(Extracted records)
══════════

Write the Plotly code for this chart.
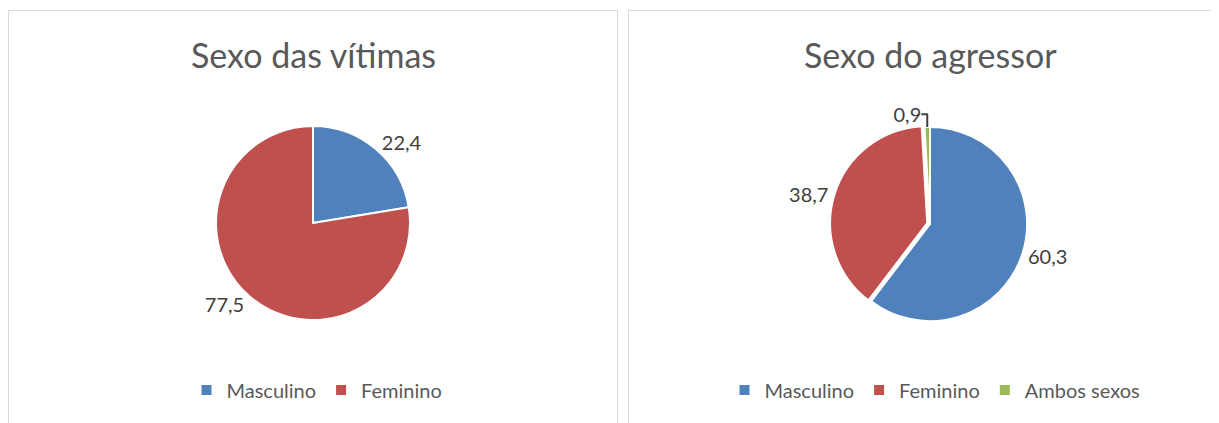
import plotly.graph_objects as go

# Page body has an 8px margin, so the figure is drawn offset by 8px.
OFF = 8
W, H = 1219 - OFF, 423 - OFF

# Data
victim_labels = ["Masculino", "Feminino"]
victim_values = [22.4, 77.5]
aggressor_labels = ["Masculino", "Feminino", "Ambos sexos"]
aggressor_values = [60.3, 38.7, 0.9]

colors = {"Masculino": "#4F81BD", "Feminino": "#C0504D", "Ambos sexos": "#9BBB59"}
text_color = "#595959"
label_color = "#404040"
font_family = "Lato, 'Open Sans', sans-serif"

ZW = "\u200b"  # keeps the right chart's legend entries separate from the left one's


def fx(px):
    return (px - OFF) / W


def fy(py):
    return 1 - (py - OFF) / H


def px_domain(cx, cy, r):
    return dict(x=[fx(cx - r), fx(cx + r)], y=[fy(cy + r), fy(cy - r)])


fig = go.Figure()

fig.add_trace(go.Pie(
    labels=victim_labels,
    values=victim_values,
    sort=False,
    direction="clockwise",
    rotation=0,
    marker=dict(colors=[colors[l] for l in victim_labels], line=dict(color="white", width=2)),
    textposition="outside",
    texttemplate="%{value:.1f}",
    textfont=dict(size=20, color=label_color, family=font_family),
    domain=px_domain(313, 223, 97),
    legend="legend",
    hoverinfo="label+value",
))

fig.add_trace(go.Pie(
    labels=[l + ZW for l in aggressor_labels],
    values=aggressor_values,
    sort=False,
    direction="clockwise",
    rotation=0,
    pull=[0, 0.03, 0],
    marker=dict(colors=[colors[l] for l in aggressor_labels], line=dict(color="white", width=2)),
    textposition="outside",
    texttemplate="%{value:.1f}",
    textfont=dict(size=20, color=label_color, family=font_family),
    domain=px_domain(930, 224, 100),
    legend="legend2",
    hoverinfo="label+value",
))

legend_common = dict(
    orientation="h",
    yanchor="middle",
    xanchor="center",
    font=dict(size=20, color=text_color, family=font_family),
    bgcolor="rgba(0,0,0,0)",
    itemclick=False,
    itemdoubleclick=False,
)

fig.update_layout(
    width=W,
    height=H,
    margin=dict(l=0, r=0, t=0, b=0),
    paper_bgcolor="white",
    plot_bgcolor="white",
    separators=",.",
    font=dict(family=font_family, color=text_color),
    legend=dict(x=fx(317), y=fy(390), **legend_common),
    legend2=dict(x=fx(935), y=fy(390), **legend_common),
    shapes=[
        dict(type="rect", xref="paper", yref="paper",
             x0=fx(8.5), x1=fx(617.5), y0=-0.05, y1=fy(10.5),
             line=dict(color="#D9D9D9", width=1)),
        dict(type="rect", xref="paper", yref="paper",
             x0=fx(628.5), x1=fx(1212.5), y0=-0.05, y1=fy(10.5),
             line=dict(color="#D9D9D9", width=1)),
    ],
    annotations=[
        dict(text="Sexo das vítimas", x=fx(313), y=fy(55), xref="paper", yref="paper",
             showarrow=False, xanchor="center", yanchor="middle",
             font=dict(size=34, color=text_color, family=font_family)),
        dict(text="Sexo do agressor", x=fx(930), y=fy(55), xref="paper", yref="paper",
             showarrow=False, xanchor="center", yanchor="middle",
             font=dict(size=34, color=text_color, family=font_family)),
    ],
)

fig.write_html("out.html")
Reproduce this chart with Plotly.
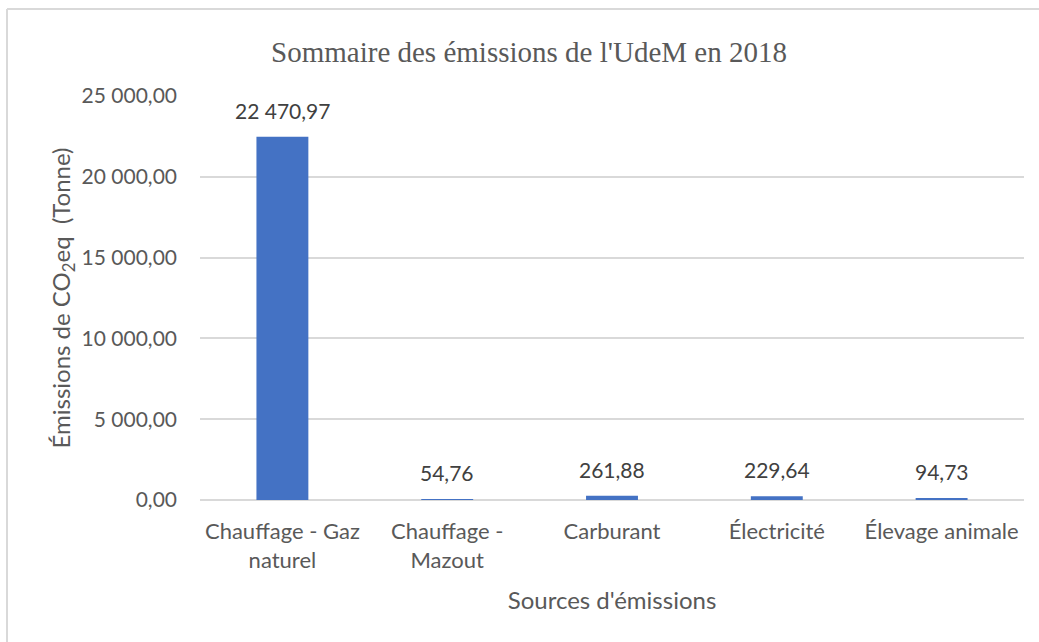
import plotly.graph_objects as go

# Sommaire des emissions de l'UdeM en 2018
categories = ["Chauffage - Gaz<br>naturel", "Chauffage -<br>Mazout", "Carburant",
              "Électricité", "Élevage animale"]
emissions = [22470.97, 54.76, 261.88, 229.64, 94.73]
y_ticks = [0, 5000, 10000, 15000, 20000, 25000]

W, H = 1039, 642
L, R, T, B = 200, 15, 96, 142
pw, ph = W - L - R, H - T - B

text_font = "Lato, Calibri, Carlito, sans-serif"
grey = "#595959"

fig = go.Figure(go.Bar(
    x=categories,
    y=emissions,
    marker=dict(color="#4472C4", line=dict(width=0)),
))

# data labels above each bar
for c, v in zip(categories, emissions):
    fig.add_annotation(x=c, y=v, text=f"{v:,.2f}".replace(",", " ").replace(".", ","),
                       showarrow=False, yanchor="bottom", yshift=12,
                       font=dict(family=text_font, size=21, color="#404040"))

# outer chart border: only left and top edges fall inside the picture
bx0, by0 = (7 - L) / pw, (H - B - 9) / ph
border = dict(color="#D9D9D9", width=2)
fig.add_shape(type="line", xref="paper", yref="paper",
              x0=bx0, x1=bx0, y0=(H - B - (H + 10)) / ph, y1=by0, line=border, layer="below")
fig.add_shape(type="line", xref="paper", yref="paper",
              x0=bx0, x1=(W + 10 - L) / pw, y0=by0, y1=by0, line=border, layer="below")

fig.update_layout(
    width=W, height=H,
    margin=dict(l=L, r=R, t=T, b=B),
    paper_bgcolor="white", plot_bgcolor="white",
    separators=", ",
    bargap=0.685,
    showlegend=False,
    title=dict(text="Sommaire des émissions de l'UdeM en 2018",
               x=529 / W, xanchor="center", y=1 - 52 / H, yanchor="middle",
               font=dict(family="Liberation Serif, Times New Roman, serif", size=29, color=grey)),
    font=dict(family=text_font, size=21, color=grey),
)
fig.update_xaxes(
    showline=False, ticks="", tickfont=dict(size=22, color=grey),
    ticklabelstandoff=16,
    title=dict(text="Sources d'émissions", font=dict(size=24, color=grey), standoff=20),
)
fig.update_yaxes(
    range=[0, 25000], tickvals=y_ticks, tickformat=",.2f",
    showgrid=True, gridcolor="#D9D9D9", gridwidth=1.5,
    zeroline=True, zerolinecolor="#D9D9D9", zerolinewidth=1.5,
    ticks="", ticklabelstandoff=22, tickfont=dict(size=21, color=grey),
    title=dict(text="Émissions de CO<sub>2</sub>eq  (Tonne)", font=dict(size=24, color=grey), standoff=4),
)

fig.write_html("out.html", config={"displayModeBar": False},
               post_script="document.body.style.margin = '0'; document.body.style.overflow = 'hidden';")
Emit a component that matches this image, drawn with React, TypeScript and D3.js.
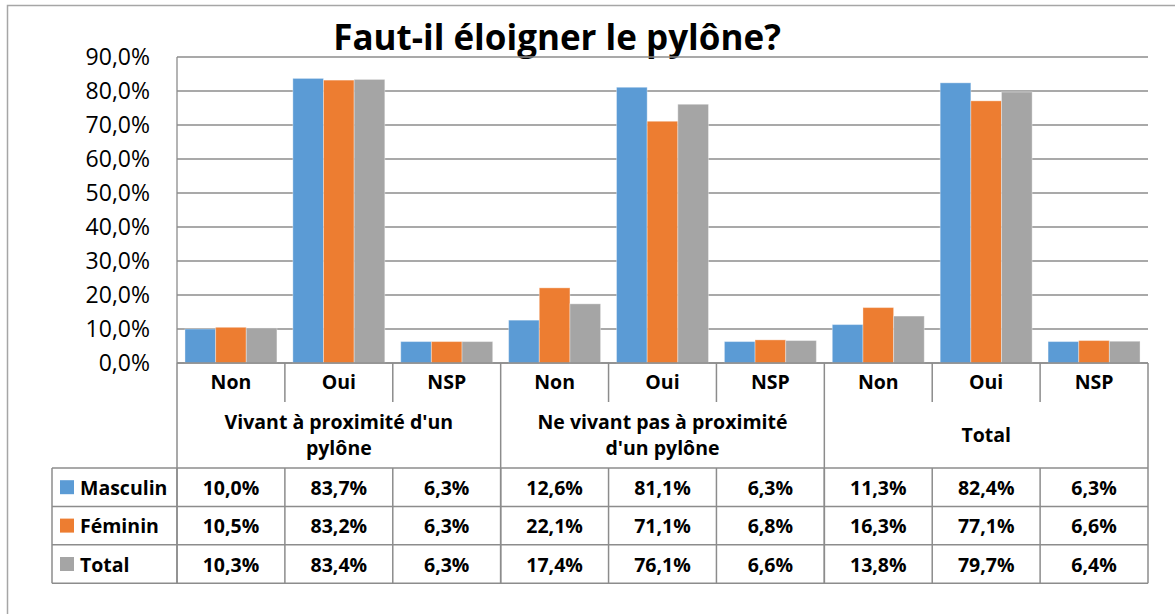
import * as d3 from 'd3'

const answers = ['Non', 'Oui', 'NSP']
const groupLabels = [
  ["Vivant à proximité d'un", 'pylône'],
  ['Ne vivant pas à proximité', "d'un pylône"],
  ['Total'],
]
const seriesNames = ['Masculin', 'Féminin', 'Total']
const masculin = [10.0, 83.7, 6.3, 12.6, 81.1, 6.3, 11.3, 82.4, 6.3]
const feminin = [10.5, 83.2, 6.3, 22.1, 71.1, 6.8, 16.3, 77.1, 6.6]
const total = [10.3, 83.4, 6.3, 17.4, 76.1, 6.6, 13.8, 79.7, 6.4]
const yTicks = [0, 10, 20, 30, 40, 50, 60, 70, 80, 90]

const colors = ['#5B9BD5', '#ED7D31', '#A5A5A5']
const FONT = "'Open Sans', sans-serif"

const fmt = (v: number) => v.toFixed(1).replace('.', ',') + '%'

export default function App() {
  const W = 1175
  const H = 614
  const left = 177
  const right = 1148
  const top = 57
  const bottom = 363
  const catRowBottom = 402
  const groupRowBottom = 468
  const rowH = 38.4
  const legendLeft = 52
  const fs = 19.5

  const series = [masculin, feminin, total]
  const cats = d3.range(9)
  const x = d3.scaleBand<number>().domain(cats).range([left, right]).paddingInner(0).paddingOuter(0)
  const bw = x.bandwidth()
  const xs = d3.scaleBand<number>().domain([0, 1, 2]).range([0, bw]).paddingInner(0).paddingOuter(0.26)
  const y = d3.scaleLinear().domain([0, 90]).range([bottom, top])
  const tableBottom = groupRowBottom + rowH * 3
  const lineColor = '#8c8c8c'

  return (
    <svg width={W} height={H} style={{ position: 'absolute', left: 0, top: 0 }}>
      <rect x={0} y={0} width={W} height={H} fill="#fff" />
      <rect x={7.5} y={5.5} width={W + 10} height={H + 10} fill="none" stroke="#a6a6a6" strokeWidth={1.5} />

      <text x={557} y={50} textAnchor="middle" fontFamily={FONT} fontWeight="bold" fontSize={35} fill="#000">
        Faut-il éloigner le pylône?
      </text>

      {/* gridlines */}
      {yTicks.map((t) => (
        <line key={t} x1={left} x2={right} y1={y(t)} y2={y(t)} stroke="#8c8c8c" strokeWidth={1.3} />
      ))}
      <line x1={left} x2={left} y1={top} y2={bottom} stroke={lineColor} strokeWidth={1.3} />
      {yTicks.map((t) => (
        <text key={t} x={150} y={y(t) + 8} textAnchor="end" fontFamily={FONT} fontSize={23} fill="#000">
          {fmt(t)}
        </text>
      ))}

      {/* bars */}
      {series.map((vals, si) =>
        vals.map((v, ci) => (
          <rect
            key={si + '-' + ci}
            x={(x(ci) as number) + (xs(si) as number)}
            y={y(v)}
            width={xs.bandwidth()}
            height={bottom - y(v)}
            fill={colors[si]}
            stroke="#fff"
            strokeOpacity={0.35}
            strokeWidth={1}
          />
        ))
      )}

      {/* table lines */}
      <line x1={left} x2={right} y1={bottom} y2={bottom} stroke={lineColor} strokeWidth={1.5} />
      {cats.map((c) => (
        <line key={'cv' + c} x1={x(c) as number} x2={x(c) as number} y1={bottom} y2={c % 3 === 0 ? tableBottom : catRowBottom} stroke={lineColor} strokeWidth={1.5} />
      ))}
      {cats.map((c) => (
        <line key={'dv' + c} x1={x(c) as number} x2={x(c) as number} y1={groupRowBottom} y2={tableBottom} stroke={lineColor} strokeWidth={1.5} />
      ))}
      <line x1={right} x2={right} y1={bottom} y2={tableBottom} stroke={lineColor} strokeWidth={1.5} />
      <line x1={legendLeft} x2={legendLeft} y1={groupRowBottom} y2={tableBottom} stroke={lineColor} strokeWidth={1.5} />
      {[0, 1, 2, 3].map((r) => (
        <line key={'h' + r} x1={legendLeft} x2={right} y1={groupRowBottom + r * rowH} y2={groupRowBottom + r * rowH} stroke={lineColor} strokeWidth={1.5} />
      ))}

      {/* category labels */}
      {cats.map((c) => (
        <text key={'cl' + c} x={(x(c) as number) + bw / 2} y={389} textAnchor="middle" fontFamily={FONT} fontWeight="bold" fontSize={fs} fill="#000">
          {answers[c % 3]}
        </text>
      ))}

      {/* group labels */}
      {groupLabels.map((lines, gi) => {
        const cx = (x(gi * 3 + 1) as number) + bw / 2
        const mid = (catRowBottom + groupRowBottom) / 2
        const lh = 26
        return lines.map((ln, li) => (
          <text
            key={'g' + gi + li}
            x={cx}
            y={mid + (li - (lines.length - 1) / 2) * lh + 7}
            textAnchor="middle"
            fontFamily={FONT}
            fontWeight="bold"
            fontSize={fs}
            fill="#000"
          >
            {ln}
          </text>
        ))
      })}

      {/* data rows */}
      {series.map((vals, si) => {
        const cy = groupRowBottom + si * rowH + rowH / 2
        const ry = cy + 7.5
        return (
          <g key={'row' + si}>
            <rect x={60} y={cy - 7} width={14} height={14} fill={colors[si]} />
            <text x={80} y={ry} fontFamily={FONT} fontWeight="bold" fontSize={fs} fill="#000">
              {seriesNames[si]}
            </text>
            {vals.map((v, ci) => (
              <text key={ci} x={(x(ci) as number) + bw / 2} y={ry} textAnchor="middle" fontFamily={FONT} fontWeight="bold" fontSize={fs} fill="#000">
                {fmt(v)}
              </text>
            ))}
          </g>
        )
      })}
    </svg>
  )
}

══════════

Restate each line from the start of the listing through the line bearing "return 1 - (py - OFF) / H" word for word. Drop the pictures.

• Solution to this problem
Write the Plotly code for this chart.
import plotly.graph_objects as go

# Page body has an 8px margin, so the figure is drawn offset by 8px.
OFF = 8
W, H = 1219 - OFF, 423 - OFF

# Data
victim_labels = ["Masculino", "Feminino"]
victim_values = [22.4, 77.5]
aggressor_labels = ["Masculino", "Feminino", "Ambos sexos"]
aggressor_values = [60.3, 38.7, 0.9]

colors = {"Masculino": "#4F81BD", "Feminino": "#C0504D", "Ambos sexos": "#9BBB59"}
text_color = "#595959"
label_color = "#404040"
font_family = "Lato, 'Open Sans', sans-serif"

ZW = "\u200b"  # keeps the right chart's legend entries separate from the left one's


def fx(px):
    return (px - OFF) / W


def fy(py):
    return 1 - (py - OFF) / H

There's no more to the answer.